2. The defense called Jeanette Pelletier who testifed that in telling her of the rape, the woman said the defendant had threatened her with a knife. This was received as a reported statement by the woman inconsistent with her testimony that the defendant had choked her (without mention of a knife). The defendant gave testimony -- here we elaborate somewhat on our summary statement above -- that he and the woman were much better acquainted before the episode in suit than the woman had allowed under questioning by the prosecution. He said he had dated her and taken her on
rides in his car several times. He recounted in detail a journey with the woman in September, 1982, to a restaurant, the Lodge, in Salem, New Hampshire, which wound up with consensual intercourse in his car parked on a boat ramp in Lawrence. All this of course was probative on the issue of consent.
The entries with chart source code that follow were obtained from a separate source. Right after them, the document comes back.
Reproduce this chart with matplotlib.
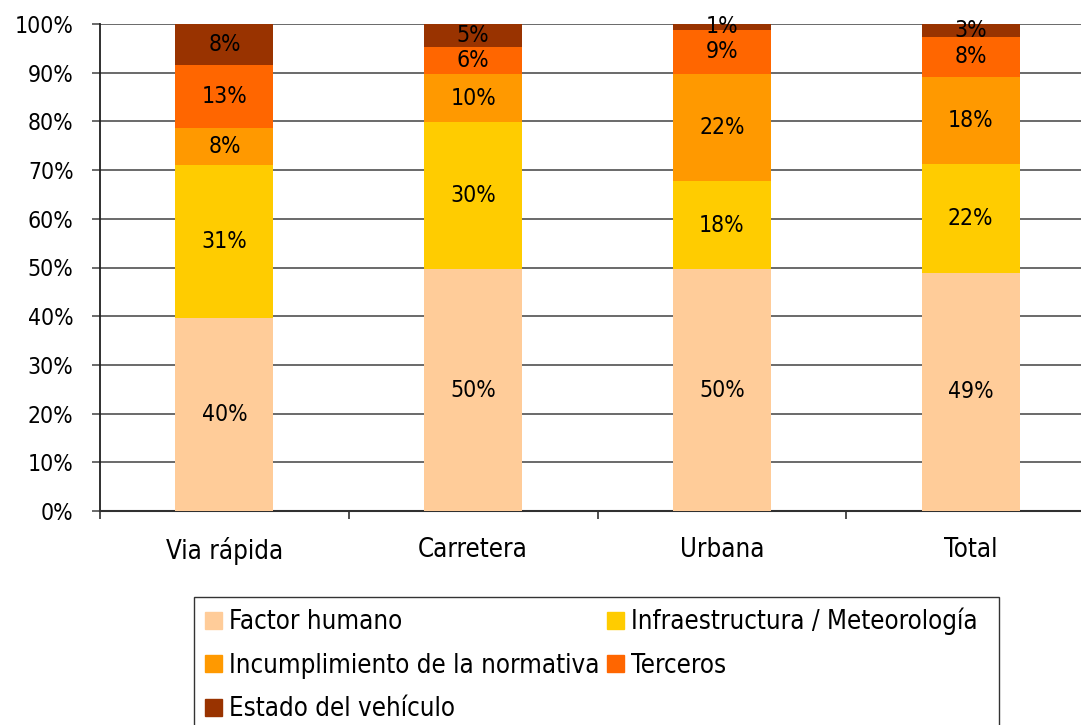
import matplotlib
matplotlib.use('Agg')
from matplotlib import pyplot as plt
from matplotlib.patches import Rectangle, Patch
from matplotlib.ticker import FixedLocator, PercentFormatter

categories = ['Via rápida', 'Carretera', 'Urbana', 'Total']
series_names = ['Factor humano', 'Infraestructura / Meteorología',
                'Incumplimiento de la normativa', 'Terceros', 'Estado del vehículo']
factor_humano = [39.7, 49.6, 49.6, 48.9]
infraestructura = [31.4, 30.3, 18.1, 22.4]
incumplimiento = [7.6, 9.8, 22.1, 17.9]
terceros = [12.8, 5.6, 9.0, 8.1]
estado = [8.4, 4.7, 1.2, 2.7]
colors = ['#FFCC99', '#FFCC00', '#FF9900', '#FF6600', '#993300']

plt.rcParams['font.family'] = 'DejaVu Sans'
plt.rcParams['font.stretch'] = 'condensed'

W, H = 1081, 725
fig = plt.figure(figsize=(W / 100, H / 100), dpi=100)
ax = fig.add_axes([100 / W, (H - 511) / H, 995 / W, 487 / H])

fs = 16.5    # numbers
fs_txt = 18.5  # words
x = range(len(categories))
bottom = [0] * len(categories)
for vals, c in zip([factor_humano, infraestructura, incumplimiento, terceros, estado], colors):
    ax.bar(x, vals, width=0.394, bottom=bottom, color=c, zorder=3)
    for i, v in enumerate(vals):
        ax.text(i, bottom[i] + v / 2, f'{round(v)}%', ha='center', va='center',
                fontsize=fs, zorder=4)
    bottom = [b + v for b, v in zip(bottom, vals)]

ax.set_xlim(-0.5, 3.5)
ax.set_ylim(0, 100)
ax.set_yticks(range(0, 101, 10))
ax.yaxis.set_major_formatter(PercentFormatter(decimals=0))
ax.grid(axis='y', color='#505050', lw=1.2, zorder=1)
ax.set_xticks(list(x))
ax.set_xticklabels(categories)
ax.xaxis.set_minor_locator(FixedLocator([-0.5, 0.5, 1.5, 2.5, 3.5]))
ax.tick_params(axis='x', which='major', length=0, pad=19, labelsize=fs_txt)
ax.tick_params(axis='x', which='minor', length=6, width=1.2, color='#303030')
ax.tick_params(axis='y', length=6, width=1.2, color='#505050', pad=13, labelsize=fs)
for s in ['top', 'right']:
    ax.spines[s].set_visible(False)
ax.spines['left'].set_color('#202020')
ax.spines['left'].set_linewidth(1.3)
ax.spines['bottom'].set_color('#303030')
ax.spines['bottom'].set_linewidth(1.5)

# legend box runs past the bottom of the image
fig.patches.append(Rectangle((194 / W, -0.1), (999 - 194) / W, (H - 597) / H + 0.1,
                             transform=fig.transFigure, fill=False, edgecolor='#333333',
                             lw=1.0))
handles = [Patch(color=c) for c in colors]
order = [0, 2, 4, 1, 3]
fig.legend([handles[i] for i in order], [series_names[i] for i in order], ncol=2,
           loc='upper left', bbox_to_anchor=(194 / W, (H - 597) / H), frameon=False,
           fontsize=fs_txt, handlelength=0.66, handleheight=0.62, handletextpad=0.28,
           borderpad=0.42, borderaxespad=0, labelspacing=0.68, columnspacing=0.3)

fig.savefig('out.png', dpi=100)
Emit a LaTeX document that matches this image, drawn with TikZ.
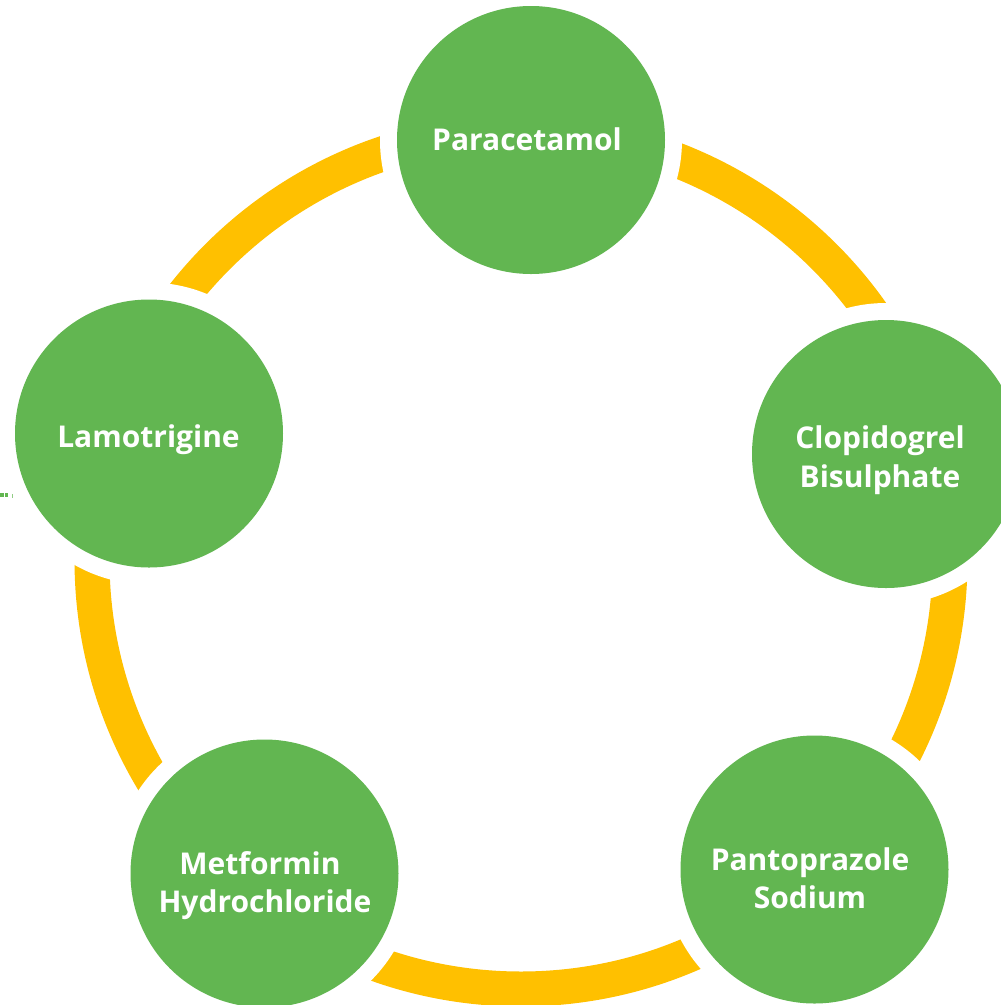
\documentclass[tikz,border=0pt]{standalone}
\usepackage{fontspec}
\setmainfont{Open Sans}
\definecolor{cgreen}{HTML}{62B651}
\definecolor{cyellow}{HTML}{FFC000}
\begin{document}
\begin{tikzpicture}[x=1pt,y=-1pt,
  bubble/.style={circle, fill=cgreen, minimum size=268pt, inner sep=0pt},
  halo/.style={circle, fill=white, minimum size=302pt, inner sep=0pt},
  lbl/.style={text=white, font=\fontsize{30}{36}\selectfont\bfseries, anchor=base, inner sep=0pt},
  ring/.style={draw=cyellow, line width=35pt}]
\useasboundingbox (0,0) rectangle (1001,1005);
\fill[white] (0,0) rectangle (1001,1005);
\coordinate (ctr) at (521,560);
\draw[ring] (ctr) circle[radius=429];
% white halos that cut the ring
\node[halo] (para-h) at (531,140) {};
\node[halo] (clop-h) at (886,454) {};
\node[halo] (pant-h) at (814.5,869.5) {};
\node[halo] (metf-h) at (264.5,873.5) {};
\node[halo] (lamo-h) at (149,433.5) {};
% green circles
\node[bubble] (para) at (para-h) {};
\node[bubble] (clop) at (clop-h) {};
\node[bubble] (pant) at (pant-h) {};
\node[bubble] (metf) at (metf-h) {};
\node[bubble] (lamo) at (lamo-h) {};
% labels
\node[lbl] (para-t) at (527,150) {Paracetamol};
\node[lbl] (lamo-t) at (148.5,447) {Lamotrigine};
\node[lbl] (clop-t1) at (880,448) {Clopidogrel};
\node[lbl] (clop-t2) at (880,487) {Bisulphate};
\node[lbl] (pant-t1) at (810,870) {Pantoprazole};
\node[lbl] (pant-t2) at (810,908) {Sodium};
\node[lbl] (metf-t1) at (260,874) {Metformin};
\node[lbl] (metf-t2) at (265,912) {Hydrochloride};
% tiny stray marks at the left edge
\fill[cgreen] (0,492.5) rectangle (3.5,497);
\fill[cgreen] (5,492.5) rectangle (8,497);
\fill[cgreen!70] (11.5,494) rectangle (12.8,497.5);
\end{tikzpicture}
\end{document}
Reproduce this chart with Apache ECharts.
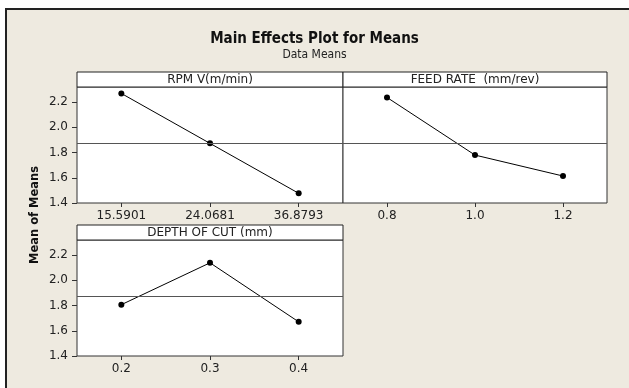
<!DOCTYPE html>
<html>
<head>
<meta charset="utf-8">
<script src="https://cdn.jsdelivr.net/npm/echarts@6/dist/echarts.min.js"></script>
<style>
html,body{margin:0;padding:0;background:#ffffff;}
#chart{width:629px;height:388px;}
</style>
</head>
<body>
<div id="chart"></div>
<script>
// Data
const rpmLevels = ['15.5901', '24.0681', '36.8793'];
const rpmMeans = [2.269, 1.873, 1.477];
const feedLevels = ['0.8', '1.0', '1.2'];
const feedMeans = [2.237, 1.780, 1.614];
const depthLevels = ['0.2', '0.3', '0.4'];
const depthMeans = [1.807, 2.139, 1.671];
const yTicks = [1.4, 1.6, 1.8, 2.0, 2.2];
const panelTitles = ['RPM V(m/min)', 'FEED RATE  (mm/rev)', 'DEPTH OF CUT (mm)'];

const allVals = rpmMeans.concat(feedMeans, depthMeans);
const grandMean = allVals.reduce((a, b) => a + b, 0) / allVals.length;

const FONT = 'DejaVu Sans, sans-serif';
const FONTC = 'DejaVu Sans Condensed, DejaVu Sans, sans-serif';
const BG = '#eeeae0';

const grids = [
  {left: 77, top: 87, width: 266, height: 116},
  {left: 343, top: 87, width: 264, height: 116},
  {left: 77, top: 240, width: 266, height: 116}
];

function xAxis(i, cats) {
  return {
    type: 'category', gridIndex: i, data: cats, boundaryGap: true,
    axisLine: {show: false},
    axisTick: {show: true, alignWithLabel: true, length: 4, lineStyle: {color: '#333'}},
    axisLabel: {color: '#222', fontFamily: FONT, fontSize: 12, margin: 7}
  };
}
function yAxis(i, showLabels) {
  return {
    type: 'value', gridIndex: i, min: 1.4, max: 2.32,
    splitLine: {show: false},
    axisLine: {show: false},
    axisTick: {show: showLabels, length: 5, lineStyle: {color: '#333'}, customValues: yTicks},
    axisLabel: {show: showLabels, color: '#222', fontFamily: FONT, fontSize: 12, margin: 9,
      customValues: yTicks, formatter: v => v.toFixed(1)}
  };
}
function series(i, vals) {
  return {
    type: 'line', xAxisIndex: i, yAxisIndex: i, data: vals,
    symbol: 'circle', symbolSize: 6, color: '#000',
    lineStyle: {color: '#000', width: 1},
    itemStyle: {color: '#000'},
    silent: true, animation: false,
    markLine: {
      silent: true, symbol: 'none', label: {show: false},
      lineStyle: {color: '#555', width: 1, type: 'solid'},
      data: [{yAxis: grandMean}], animation: false
    }
  };
}

const headers = [
  {x: 77, y: 72, w: 266, h: 15, t: panelTitles[0]},
  {x: 343, y: 72, w: 264, h: 15, t: panelTitles[1]},
  {x: 77, y: 225, w: 266, h: 15, t: panelTitles[2]}
];

const graphic = [
  {type: 'rect', z: -10, shape: {x: 6, y: 9, width: 700, height: 500},
   style: {fill: BG, stroke: '#222', lineWidth: 2}}
];
headers.forEach(h => {
  graphic.push({type: 'rect', shape: {x: h.x, y: h.y, width: h.w, height: h.h},
    style: {fill: '#fff', stroke: '#222', lineWidth: 1}});
  graphic.push({type: 'text', x: h.x + h.w / 2, y: h.y + h.h / 2 + 0.5,
    style: {text: h.t, fill: '#222', font: '12px ' + FONT, textAlign: 'center', textVerticalAlign: 'middle'}});
});
graphic.push({type: 'text', x: 35, y: 215, rotation: Math.PI / 2,
  style: {text: 'Mean of Means', fill: '#111', font: 'bold 11.5px ' + FONT, textAlign: 'center', textVerticalAlign: 'middle'}});

const chart = echarts.init(document.getElementById('chart'), null, {renderer: 'canvas'});
chart.setOption({
  animation: false,
  backgroundColor: '#ffffff',
  title: {
    text: 'Main Effects Plot for Means', subtext: 'Data Means',
    left: 'center', top: 27, itemGap: 2,
    textStyle: {fontFamily: FONTC, fontSize: 15, fontWeight: 'bold', color: '#111'},
    subtextStyle: {fontFamily: FONTC, fontSize: 12, color: '#222'}
  },
  grid: grids.map(g => Object.assign({show: true, backgroundColor: '#fff', borderColor: '#333', borderWidth: 1}, g)),
  xAxis: [xAxis(0, rpmLevels), xAxis(1, feedLevels), xAxis(2, depthLevels)],
  yAxis: [yAxis(0, true), yAxis(1, false), yAxis(2, true)],
  series: [series(0, rpmMeans), series(1, feedMeans), series(2, depthMeans)],
  graphic: graphic
});
</script>
</body>
</html>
At the close of the defendant's case, the prosecutor indicated that he wished to recall the woman. Defense counsel quite properly asked what this rebuttal would cover, and was told that it would consist of the woman's denials of the testimony just described of Pelletier and the defendant. Over the defendant's objection that this would be simply repetitive of the woman's prior testimony, and was calculated to create unfair sympathy in her favor, the judge allowed the rebuttal. It consisted of four pages of testimony by the woman in which she said she did not recall what she had said to Pelletier, and denied the defendant's story about the dating and more particularly his story about the Lodge and sequelae. The judge was not mistaken. Rebuttal introducing a new subject (especially when the opposing party may be caught unprepared to meet it) is open to objection. Rebuttal is legitimate when it responds to the opponent's case; in this circumstance, at any rate, the judge, as the controller of the trial, has a nearly unreversible discretion to allow it. See Liacos, Massachusetts Evidence 64 (5th ed. 1981). In the present case there was perhaps more to be said for allowing the testimony denying the circumstantial account by the defendant, than for permitting it in respect to Pelletier; but we do not doubt that the judge acted within a reasonable discretion in receiving both.
[Note 1] The woman's jeans and pantyhose (received as exhibits) were bloodied. However, the defendant testified that the woman had shed both garments before intercourse.